I don't know exactly when I started to read, or, more importantly, when I started to love reading. I do have a theory.
As far back as the very beginning of when I can remember—when I was small and round with curly blonde hair and chubby legs and baby teeth—there were two things at the end of the driveway every morning: a gallon of milk in a chipped, paint-peeling wooden box, and The Gazette, the local Colorado Springs Newspaper (later on, the Wall Street Journal as well, but that's not pertinent here). And somewhere, buried in the rustling gray paper, nestled away in grandiose meekness, the comics. Weekdays there was a single page, full on the front, and half on the back. We would race to get the paper, pull it open, find the comics, and read them as we slowly walked back up our gravel drive.
The comics were the most important part of the morning (besides, of course, breakfast). Some were stand-alone strips, others encapsulated a story that went on and on and on and on. And on Sunday, blessed Sunday, there were three pages of comics, in full, brilliant, dazzling color. They were practically luminescent—at least that was how they looked to us. The only appropriate way to read the Sunday comics was stretched out on the floor, elbows denting the carpet, carpet imprinting the elbows, all the glorious pictures and words stretching out flat on the ground.
Now, still curly blonde hair, but no baby teeth, I suspect it all began with the comics. The comics bred a love of story, a love of humor and wit, a fascination with the tangible emotions that can be crafted by the written word. Comics fed my imagination, showing me that words and pictures work together, and that small sentences do fit in the larger story. They showed me the pictures I should expect from words, and helped me create words to fit the pictures. The books that I read now aren't picture books or comic books (except sometimes, for fun) but it's okay, because I can still see the story in my mind.

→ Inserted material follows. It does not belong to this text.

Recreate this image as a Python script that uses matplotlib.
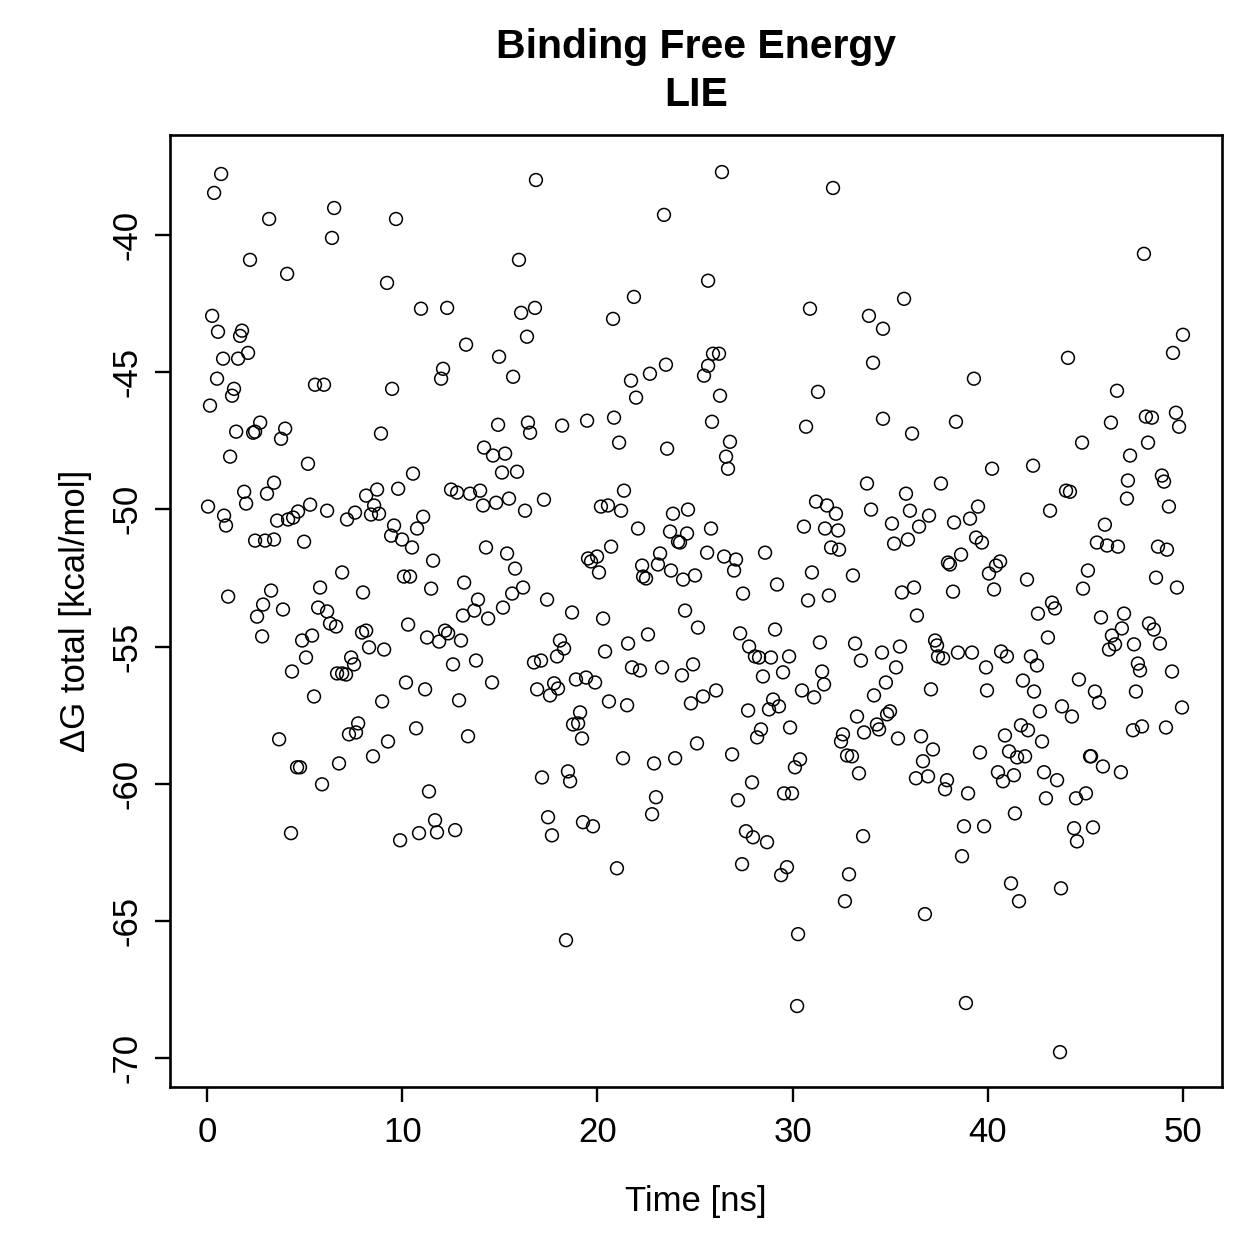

People brush off the comics, like they're not important, and certainly not literature. But they are. A smaller, more creative, less complex (and occasionally more) literature. The ability to craft a whole idea in three or four 2.5 x 2.5 inch squares is an exercise in articulation, in creativity, in both excellent wit and editing.
Now I'm an adult (or at least pretending to be one), and I love to read. The comics get partial credit.